◆ Directions for this task:
Leave out the pictures and retype only the lines from the opening line to the line that holds "(no1) at (463.3,127.7)", both ends included.

◆ Dataset content:
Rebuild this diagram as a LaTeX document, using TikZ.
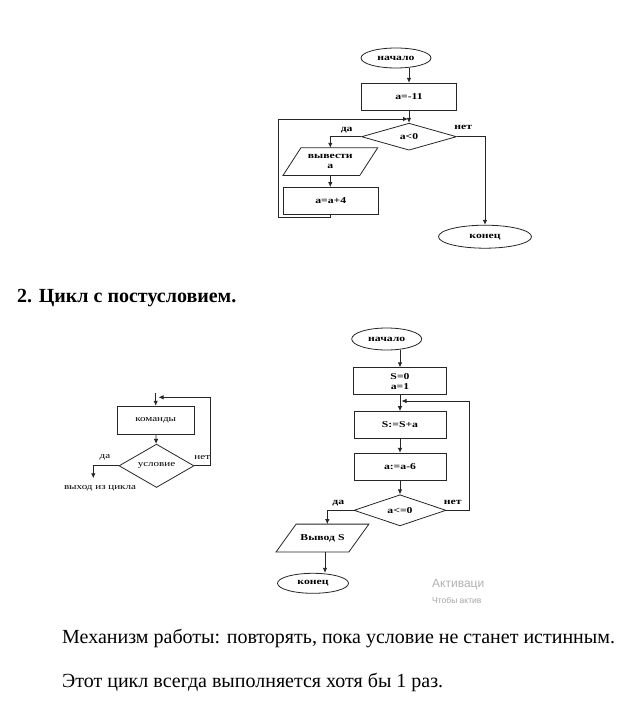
\documentclass[tikz,border=0pt]{standalone}
\usepackage{fontspec}
\setmainfont{Liberation Serif}
\newfontfamily\bodyfont{Liberation Serif}
\newfontfamily\chartfont[FakeStretch=1.3]{Liberation Serif}
\newfontfamily\winfont{Liberation Sans}
\usetikzlibrary{shapes.geometric,arrows.meta}
\begin{document}
\begin{tikzpicture}[x=1pt,y=-1pt,
  every node/.style={font=\chartfont\fontsize{9}{10}\selectfont\bfseries, inner sep=0pt},
  term/.style={draw, ellipse, minimum width=70pt, minimum height=20pt},
  proc/.style={draw, rectangle, minimum width=95pt, minimum height=27pt, align=center},
  cond/.style={draw, diamond, minimum width=95pt, minimum height=27pt},
  io/.style={rectangle, minimum width=94pt, minimum height=27pt, align=center},
  thin3/.style={font=\chartfont\fontsize{8.5}{10}\selectfont},
  text1/.style={font=\bodyfont\fontsize{20}{24}\selectfont, anchor=west},
  line/.style={line width=0.8pt, draw=black!85},
  arr/.style={line, -{Latex[length=5pt,width=4.5pt]}}]
\path[fill=white] (0,0) rectangle (628,703);
\useasboundingbox (0,0) rectangle (628,703);

\begin{scope}[every path/.style={line}]
\node[term] (start1) at (396,58) {начало};
\node[proc] (init1) at (409,96.7) {a=-11};
\node[cond] (cond1) at (409,136.7) {a<0};
\node[io] (out1) at (330.3,161.7) {вывести\\a};
\draw ([xshift=18pt]out1.north west) -- (out1.north east) -- ([xshift=-18pt]out1.south east) -- (out1.south west) -- cycle;
\node[proc] (step1) at (330.8,201) {a=a+4};
\node[term, minimum width=93pt, minimum height=23pt] (end1) at (485,236.7) {конец};
\coordinate (back1) at (278.3,217.7);
\coordinate (join1) at (408,119);
\draw[arr] (init1.north |- start1.south) -- (init1.north);
\draw[arr] (init1) -- (cond1);
\draw[arr] (cond1.west) -| (out1.north);
\draw[arr] (out1.south) -- (out1.south |- step1.north);
\draw[arr] (step1.south) -- (step1.south |- back1) -- (back1) |- (join1);
\draw[arr] (cond1.east) -| (end1.north);
\node (yes1) at (346.7,130) {да};
\node (no1) at (463.3,127.7) {нет};

\node[thin3] (body3) at (155.7,420.2) [proc, minimum width=77pt, minimum height=28pt] {команды};
\node[thin3] (cond3) at (156.5,465.8) [cond, minimum width=75pt, minimum height=30pt] {условие};
\coordinate (top3) at (156,393.3);
\coordinate (back3) at (210.7,397.3);
\coordinate (join3) at (158.5,397.3);
\coordinate (exit3) at (93.3,478.3);
\node[thin3] (out3) at (100,488.3) {выход из цикла};
\draw[arr] (body3.north |- top3) -- (body3.north);
\draw[arr] (body3) -- (cond3);
\draw[arr] (cond3.east) -| (back3) -- (join3);
\draw[arr] (cond3.west) -| (exit3);
\node[thin3] (yes3) at (105,457.3) {да};
\node[thin3] (no3) at (202.3,457.3) {нет};

\node[term, minimum height=22pt] (start2) at (386.7,339) {начало};
\node[proc, minimum width=93pt] (init2) at (400,381.3) {S=0\\a=1};
\node[proc, minimum width=92pt] (sum2) at (400,425) {S:=S+a};
\node[proc, minimum width=92pt] (dec2) at (400,466.7) {a:=a-6};
\node[cond, minimum width=92pt] (cond2) at (400,510.3) {a<=0};
\node[io, minimum width=92pt] (out2) at (322.5,538) {Вывод S};
\draw ([xshift=20pt]out2.north west) -- (out2.north east) -- ([xshift=-20pt]out2.south east) -- (out2.south west) -- cycle;
\node[term, minimum width=71pt] (end2) at (313,583.3) {конец};
\coordinate (back2) at (469,401);
\coordinate (join2) at (401.5,401);
\coordinate (fork2) at (327.3,538);
\draw[arr] (init2.north |- start2.south) -- (init2.north);
\draw[arr] (init2) -- (sum2);
\draw[arr] (sum2) -- (dec2);
\draw[arr] (dec2) -- (cond2);
\draw[arr] (cond2.east) -| (back2) -- (join2);
\draw[arr] (cond2.west) -| (fork2 |- out2.north);
\draw[arr] ([xshift=2.5pt]out2.south) -- ([xshift=2.5pt]out2.south |- end2.north);
\node (yes2) at (338.3,502.7) {да};
\node (no2) at (452.7,502.7) {нет};
\end{scope}

\node[text1, font=\bodyfont\bfseries\fontsize{20}{24}\selectfont] (head) at (17,298) {2. Цикл с постусловием.};
\node[text1] (rule1) at (62,638) {Механизм работы: повторять, пока условие не станет истинным.};
\node[text1] (rule2) at (62,682) {Этот цикл всегда выполняется хотя бы 1 раз.};

\begin{scope}
\clip (420,570) rectangle (484,610);
\node[font=\winfont\fontsize{12}{13}\selectfont, text=black!30, anchor=west] (wm1) at (432,585) {Активаци};
\node[font=\winfont\fontsize{8.5}{10}\selectfont, text=black!35, anchor=west] (wm2) at (432,600) {Чтобы актив};
\end{scope}
\end{tikzpicture}
\end{document}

◆ Task solution:
Rebuild this diagram as a LaTeX document, using TikZ.
\documentclass[tikz,border=0pt]{standalone}
\usepackage{fontspec}
\setmainfont{Liberation Serif}
\newfontfamily\bodyfont{Liberation Serif}
\newfontfamily\chartfont[FakeStretch=1.3]{Liberation Serif}
\newfontfamily\winfont{Liberation Sans}
\usetikzlibrary{shapes.geometric,arrows.meta}
\begin{document}
\begin{tikzpicture}[x=1pt,y=-1pt,
  every node/.style={font=\chartfont\fontsize{9}{10}\selectfont\bfseries, inner sep=0pt},
  term/.style={draw, ellipse, minimum width=70pt, minimum height=20pt},
  proc/.style={draw, rectangle, minimum width=95pt, minimum height=27pt, align=center},
  cond/.style={draw, diamond, minimum width=95pt, minimum height=27pt},
  io/.style={rectangle, minimum width=94pt, minimum height=27pt, align=center},
  thin3/.style={font=\chartfont\fontsize{8.5}{10}\selectfont},
  text1/.style={font=\bodyfont\fontsize{20}{24}\selectfont, anchor=west},
  line/.style={line width=0.8pt, draw=black!85},
  arr/.style={line, -{Latex[length=5pt,width=4.5pt]}}]
\path[fill=white] (0,0) rectangle (628,703);
\useasboundingbox (0,0) rectangle (628,703);

\begin{scope}[every path/.style={line}]
\node[term] (start1) at (396,58) {начало};
\node[proc] (init1) at (409,96.7) {a=-11};
\node[cond] (cond1) at (409,136.7) {a<0};
\node[io] (out1) at (330.3,161.7) {вывести\\a};
\draw ([xshift=18pt]out1.north west) -- (out1.north east) -- ([xshift=-18pt]out1.south east) -- (out1.south west) -- cycle;
\node[proc] (step1) at (330.8,201) {a=a+4};
\node[term, minimum width=93pt, minimum height=23pt] (end1) at (485,236.7) {конец};
\coordinate (back1) at (278.3,217.7);
\coordinate (join1) at (408,119);
\draw[arr] (init1.north |- start1.south) -- (init1.north);
\draw[arr] (init1) -- (cond1);
\draw[arr] (cond1.west) -| (out1.north);
\draw[arr] (out1.south) -- (out1.south |- step1.north);
\draw[arr] (step1.south) -- (step1.south |- back1) -- (back1) |- (join1);
\draw[arr] (cond1.east) -| (end1.north);
\node (yes1) at (346.7,130) {да};
\node (no1) at (463.3,127.7) {нет};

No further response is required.